December 14, 2007 3:55
Khatami's Comeback?
The buzz of Tehran this week is the rebuke of President Ahmadinejad and the hard-line policies he represents by his normally cautious, mild-mannered predecessor, Mohammed Khatami. Speaking to students at Tehran University on Student Day in Iran, where protesters recently called Ahmadinejad a "dictator," Khatami delivered backhanded criticism on various international and domestic issues, like presidential provocations that have increased international pressure on Iran and the jailing of Iranian students.
Interestingly, Khatami also issued a frontal attack on Ahmadinejad's Robin Hood economic policies, suggesting they were designed to win popularity but in fact were ill-conceived, could wreck the economy and therefore are harmful to the poorer classes Ahmadinejad claims to champion. "It is this kind of 'justice' that which makes the concept null and void of all essence," he said. "It is this 'justice' which squanders the resources of the nation and spreads poverty, the same resources which ought to be used create wealth.
Khatami said political freedom was more important than slogans about economic justice.
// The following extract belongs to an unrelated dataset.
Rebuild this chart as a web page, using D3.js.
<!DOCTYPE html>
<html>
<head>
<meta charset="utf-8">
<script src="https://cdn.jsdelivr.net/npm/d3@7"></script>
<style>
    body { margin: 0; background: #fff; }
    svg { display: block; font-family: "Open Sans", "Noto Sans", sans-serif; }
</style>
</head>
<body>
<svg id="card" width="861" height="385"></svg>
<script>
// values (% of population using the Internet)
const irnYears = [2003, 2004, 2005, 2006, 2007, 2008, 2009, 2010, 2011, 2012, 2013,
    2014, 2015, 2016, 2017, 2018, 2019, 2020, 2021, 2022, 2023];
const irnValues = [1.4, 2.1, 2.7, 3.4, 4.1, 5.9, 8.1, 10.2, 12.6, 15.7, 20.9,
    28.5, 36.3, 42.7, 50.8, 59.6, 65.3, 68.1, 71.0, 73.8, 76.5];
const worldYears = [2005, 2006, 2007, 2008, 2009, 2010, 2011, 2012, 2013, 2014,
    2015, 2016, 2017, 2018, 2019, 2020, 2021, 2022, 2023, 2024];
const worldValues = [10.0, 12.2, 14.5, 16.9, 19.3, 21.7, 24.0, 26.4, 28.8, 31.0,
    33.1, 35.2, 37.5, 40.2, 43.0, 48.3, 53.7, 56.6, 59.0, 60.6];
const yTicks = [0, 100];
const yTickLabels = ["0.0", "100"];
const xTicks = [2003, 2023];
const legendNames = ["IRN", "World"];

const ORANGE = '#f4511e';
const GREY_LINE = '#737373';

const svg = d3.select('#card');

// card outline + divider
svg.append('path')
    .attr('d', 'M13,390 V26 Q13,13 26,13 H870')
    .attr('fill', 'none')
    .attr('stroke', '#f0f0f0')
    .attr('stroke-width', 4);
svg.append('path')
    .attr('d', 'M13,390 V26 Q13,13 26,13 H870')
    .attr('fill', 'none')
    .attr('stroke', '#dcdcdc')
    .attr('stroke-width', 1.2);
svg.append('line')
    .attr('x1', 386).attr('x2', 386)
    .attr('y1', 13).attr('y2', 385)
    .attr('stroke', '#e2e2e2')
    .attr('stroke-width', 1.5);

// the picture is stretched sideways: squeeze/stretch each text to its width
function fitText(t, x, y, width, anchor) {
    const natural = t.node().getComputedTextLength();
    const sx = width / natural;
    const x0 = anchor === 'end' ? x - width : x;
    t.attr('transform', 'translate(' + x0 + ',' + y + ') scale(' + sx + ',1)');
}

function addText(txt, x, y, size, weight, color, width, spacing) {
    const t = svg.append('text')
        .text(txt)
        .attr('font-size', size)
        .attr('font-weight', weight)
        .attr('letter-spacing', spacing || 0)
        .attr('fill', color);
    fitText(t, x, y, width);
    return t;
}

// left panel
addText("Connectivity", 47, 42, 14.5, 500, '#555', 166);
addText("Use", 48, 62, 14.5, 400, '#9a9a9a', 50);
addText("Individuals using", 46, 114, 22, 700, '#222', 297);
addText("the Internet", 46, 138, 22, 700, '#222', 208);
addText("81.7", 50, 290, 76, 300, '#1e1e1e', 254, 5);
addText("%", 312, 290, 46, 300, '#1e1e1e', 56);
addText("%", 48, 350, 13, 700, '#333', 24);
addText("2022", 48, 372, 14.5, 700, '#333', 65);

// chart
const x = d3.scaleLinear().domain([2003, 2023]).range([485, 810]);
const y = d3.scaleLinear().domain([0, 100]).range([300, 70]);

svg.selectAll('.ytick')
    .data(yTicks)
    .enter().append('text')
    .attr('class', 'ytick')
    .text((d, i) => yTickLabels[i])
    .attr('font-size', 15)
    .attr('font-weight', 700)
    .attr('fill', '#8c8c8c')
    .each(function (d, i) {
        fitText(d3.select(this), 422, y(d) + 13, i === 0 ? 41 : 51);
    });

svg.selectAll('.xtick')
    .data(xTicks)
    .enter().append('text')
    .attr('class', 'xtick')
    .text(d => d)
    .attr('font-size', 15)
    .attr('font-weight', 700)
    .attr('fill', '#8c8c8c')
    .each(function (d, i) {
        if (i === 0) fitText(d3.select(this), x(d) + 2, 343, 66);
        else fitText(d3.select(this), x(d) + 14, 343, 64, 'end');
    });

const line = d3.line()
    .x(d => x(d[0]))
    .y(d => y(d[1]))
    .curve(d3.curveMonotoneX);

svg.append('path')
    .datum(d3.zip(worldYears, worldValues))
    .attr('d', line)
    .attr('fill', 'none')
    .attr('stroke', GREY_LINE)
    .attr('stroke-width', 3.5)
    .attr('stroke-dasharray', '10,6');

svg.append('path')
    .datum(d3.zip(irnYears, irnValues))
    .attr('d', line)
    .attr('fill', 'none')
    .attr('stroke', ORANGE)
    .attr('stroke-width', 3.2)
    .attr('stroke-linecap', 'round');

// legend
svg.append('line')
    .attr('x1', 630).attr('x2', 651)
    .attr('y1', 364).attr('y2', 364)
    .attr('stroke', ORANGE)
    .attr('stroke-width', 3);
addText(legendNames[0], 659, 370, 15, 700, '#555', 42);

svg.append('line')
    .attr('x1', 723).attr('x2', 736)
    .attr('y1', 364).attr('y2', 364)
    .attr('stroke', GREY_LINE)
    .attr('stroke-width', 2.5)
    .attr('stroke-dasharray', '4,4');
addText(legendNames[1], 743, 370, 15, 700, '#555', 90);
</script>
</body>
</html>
In that vein, he sharply criticized the Guardian Council, the body that has routinely disqualified Iranian reformists from participating in elections and thereby tilted the outcome in favor of conservatives and hard-liners. "What right do some have to make decisions on behalf of the people and disqualify those trusted by the people on the grounds that their eligibility was not approved by six or 12 individuals?" Khatami asked.
Khatami, it seems, is out to change his reputation in Iran for being a well-meaning politician who lacks political courage. His remarks suggest he will take a leading role in mobilizing reformists against Ahmadinejad and his fellow hard-liners in parliamentary elections scheduled for March.
Although it has not coalesced into a formal alliance, there has been a lot of talk that Khatami will be part of a three-way anti-Ahmadinejad bloc that includes two other major figures, former President Akbar Hashemi Rafsanjani and former Speaker Mehdi Karroubi, both of whom lost to Ahmadinejad in the last presidential contest.
There's no sign that Khatami will actually be a candidate for president once again in the 2009 election, but he would stand a good chance to defeat Ahmadinejad if he did run. Despite widespread disillusionment that he did not fulfill his promise as president, Khatami remains one of the country's most popular figures. In the 1997 and 2001 elections, he captured more than 20 million votes each time in the first and only rounds of voting. By contrast, Ahmadinejad won less than 6 million votes in the first round of the 2005 election, and 17 million in his victorious runoff. Since leaving the presidency, Khatami established the International Institute for Dialogue among Cultures and Civilizations.
An Iranian leader with that kind of orientation can do a lot to improve Iranian relationships with the rest of the world. Khatami did achieve something in that respect as president, significantly mending ties with the Arab world and Europe. He failed to make much progress with the U.S., though. Despite his government's cooperation in the U.S. invasion of Afghanistan in October 2001, President Bush decided to confront Iran as one of the three designated states in his Axis of Evil speech three months later. That confrontation continues and it's one the current Iranian president relishes.
--By Scott MacLeod/Cairo
Reader Comments
Posted by Gabistan
December 14, 2007
if the US and Israel leave the Iranians alone, they will work it out for themselves... they arent idiots. Hopefully this stirring is enough to keep the war mongerers at bay.
Posted by Reza
December 15, 2007
Khatami and Ahmadinejad are two faces of the same coin...they are like good cop and bad cop, the reality is that they are both imposters, using god's name to stay in power
Posted by danial
December 15, 2007
Both of them are bad cop.
Posted by Anonymous
December 15, 2007
For Iranians, the hard transition to democracy would go through reform in Iran; Of course reformists have deep roots in the educated Iranians (those who voted for preseident Khatami and unfortunately because of their high immaterialized expectations did not participate actively in 2005). Recent remarks of president Khatami were really encouraging and bald and hope he participates actively if he wants this transition happens without chaos in Iran.
Posted by Mehran Tehran
December 15, 2007
I quite agree with both Gabistan and Anonymous.
First of all Iranians, by large majority, want a change and are fighting for it at every opportunity they get. But if USA and the rest left us alone and weren't sucked into regimes propaganda the move to democracy and normalization would be much faster.
Any verbal attack any sanctions and any creation of a situation that the regime can claim that “the great enemy(ies) are threatening us..” is another hurdle in the way of advancement of moderation and democracy in Iran. I am sure we all know that all totalitarian regimes would love an imaginary enemy let alone if the greatest military power in the world openly threatened you that’s a God send gift to the regime (Remember / read 1984 by George Orwell). (Incidentally George Bush and friends are also using the same technique at home and profiting form the shadow of an imaginary powerful enemy).
Secondly the transition would come from within Iran like USSR, not from outside opposition parties or attack by USA or a plan for regime change by any foreign nation.